ParAccel is a columnar database that was designed to return queries much faster than traditional, row-based relational databases, said Bala Narasimhan, senior product manager at ParAccel. He added that ParAccel has many partnerships with both open source and proprietary database software tool vendors.
“We work today with all the existing BI tools and ETL tools,” Narasimhan said. “And in our upcoming release, you will see many more partnerships announced around analytic [software] and visualization vendors.”
Columnar database implementation presented some problems
Harrison said the hardware appliances for the project came preconfigured from HP based on ParAccel’s specifications, and that was one of the only parts of the implementation that went smoothly.
“There are a lot of hoops to jump through to be set up for this thing,” he said. “With only the five machines, we had to ask our electricians to come in and draw up two separate-circuit, single-phase, 208-volt services to run these things.”
Provisio’s IT crew also had to calculate how much heat the new hardware would generate and implement the proper cooling for the server room.
“The contractor actually screwed that up, and the cold water feed started pouring in the ceiling and rained down on the server room for a day,” Harrison said. “That was a little disappointing.”

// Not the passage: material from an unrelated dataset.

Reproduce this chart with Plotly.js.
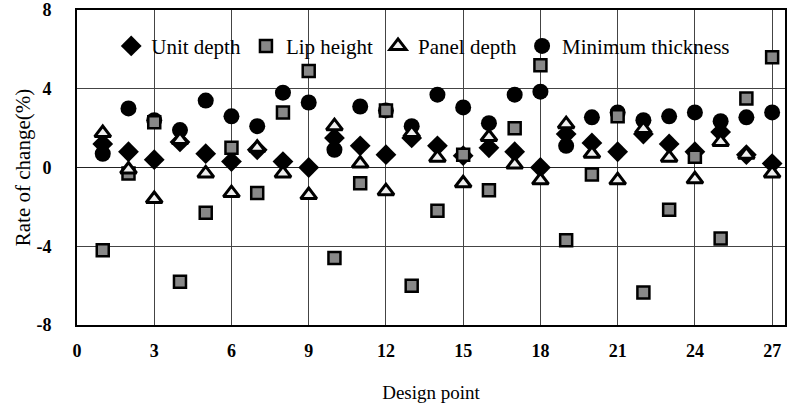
<!DOCTYPE html>
<html><head><meta charset="utf-8">
<script src="https://cdn.plot.ly/plotly-3.0.1.min.js"></script>
<style>html,body{margin:0;padding:0;background:#fff}</style>
</head><body>
<div id="chart" style="width:796px;height:410px"></div>
<script>
const designPoints = [1,2,3,4,5,6,7,8,9,10,11,12,13,14,15,16,17,18,19,20,21,22,23,24,25,26,27];
const unitDepth = [1.2,0.8,0.4,1.3,0.7,0.3,0.9,0.3,0.0,1.5,1.1,0.65,1.5,1.1,0.6,1.0,0.8,0.0,1.7,1.25,0.8,1.7,1.2,0.8,1.8,0.65,0.2];
const lipHeight = [-4.2,-0.3,2.3,-5.8,-2.3,1.0,-1.3,2.8,4.9,-4.6,-0.8,2.9,-6.0,-2.2,0.65,-1.15,2.0,5.2,-3.7,-0.35,2.6,-6.35,-2.15,0.55,-3.6,3.5,5.6];
const panelDepth = [1.75,-0.1,-1.6,1.4,-0.3,-1.3,1.0,-0.3,-1.4,2.1,0.2,-1.2,1.75,0.5,-0.8,1.55,0.15,-0.65,2.2,0.7,-0.65,1.95,0.5,-0.6,1.3,0.65,-0.3];
const minThickness = [0.7,3.0,2.4,1.9,3.4,2.6,2.1,3.8,3.3,0.9,3.1,2.9,2.1,3.7,3.05,2.25,3.7,3.85,1.1,2.55,2.8,2.4,2.6,2.8,2.35,2.55,2.8];
const xTicks = [0,3,6,9,12,15,18,21,24,27];
const yTicks = [-8,-4,0,4,8];

const serif = "Liberation Serif, Times New Roman, serif";
const traces = [
  {name:"Minimum thickness", x:designPoints, y:minThickness, mode:"markers", type:"scatter", legendrank:4,
   marker:{symbol:"circle", size:16, color:"#000"}},
  {name:"Unit depth", x:designPoints, y:unitDepth, mode:"markers", type:"scatter", legendrank:1,
   marker:{symbol:"diamond", size:16, color:"#000"}},
  {name:"Lip height", x:designPoints, y:lipHeight, mode:"markers", type:"scatter", legendrank:2,
   marker:{symbol:"square", size:12, color:"#888", line:{color:"#000", width:2.5}}},
  {name:"Panel depth", x:designPoints, y:panelDepth, mode:"markers", type:"scatter", legendrank:3,
   marker:{symbol:"triangle-up", size:14, color:"#eee", line:{color:"#000", width:3}}}
];
const layout = {
  width:796, height:410,
  margin:{l:77, r:11, t:10, b:85},
  paper_bgcolor:"#fff", plot_bgcolor:"#fff",
  font:{family:serif, color:"#000"},
  showlegend:true,
  legend:{orientation:"h", x:0.489, xanchor:"center", y:0.885, yanchor:"middle",
    bgcolor:"rgba(0,0,0,0)", font:{family:serif, size:21, color:"#000"},
    itemwidth:30, traceorder:"normal", tracegroupgap:0},
  xaxis:{range:[0,27.5], tickvals:xTicks, ticktext:xTicks.map(String), showgrid:true,
    gridcolor:"#444", gridwidth:1, zeroline:false, showline:true, linecolor:"#000", linewidth:2, mirror:true,
    ticks:"outside", ticklen:8, tickcolor:"rgba(0,0,0,0)",
    tickfont:{family:serif, size:18, color:"#000", weight:"bold"},
    title:{text:"Design point", font:{family:serif, size:19, color:"#000"}, standoff:26}},
  yaxis:{range:[-8,8], tickvals:yTicks, ticktext:yTicks.map(String), showgrid:true,
    gridcolor:"#444", gridwidth:1, zeroline:true, zerolinecolor:"#222", zerolinewidth:1.5,
    showline:true, linecolor:"#000", linewidth:2, mirror:true,
    ticks:"outside", ticklen:20, tickcolor:"rgba(0,0,0,0)",
    tickfont:{family:serif, size:18, color:"#000", weight:"bold"},
    title:{text:"Rate of change(%)", font:{family:serif, size:21, color:"#000"}, standoff:0}},
  shapes:[{type:"rect", xref:"paper", yref:"paper", x0:0, x1:1, y0:0.81, y1:1, layer:"between",
    fillcolor:"#fff", line:{width:0}}]
};
Plotly.newPlot("chart", traces, layout, {displayModeBar:false, staticPlot:true});
</script>
</body></html>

Increased database speed leads to new revenue streams
The increase in speed provided by ParAccel has allowed Provisio to launch a new product line called iTrials Direct Connect. Harrison said the new product allows Provisio clients to log into the system, specify criteria and run queries themselves – and clients can expect the results of those queries to appear almost immediately.
“This is a product that wasn’t even possible before,” Harrison said. “I mean we never even thought of it.”
Looking ahead, he said Provisio might take advantage of the increased speed by offering more new services, such as support for class-action lawsuits related to medical issues.
The company would also be willing to expand the current distributed database environment if necessary. The initial investment was “expensive,” Harrison explained, but the costs associated with expanding are relatively low.
“If we reach a point where the data becomes slow, we’ll just throw a couple more nodes at it, and it’s going to be between six and 10 grand per node,” he said. “That’s really not very much money in the great scheme of things.”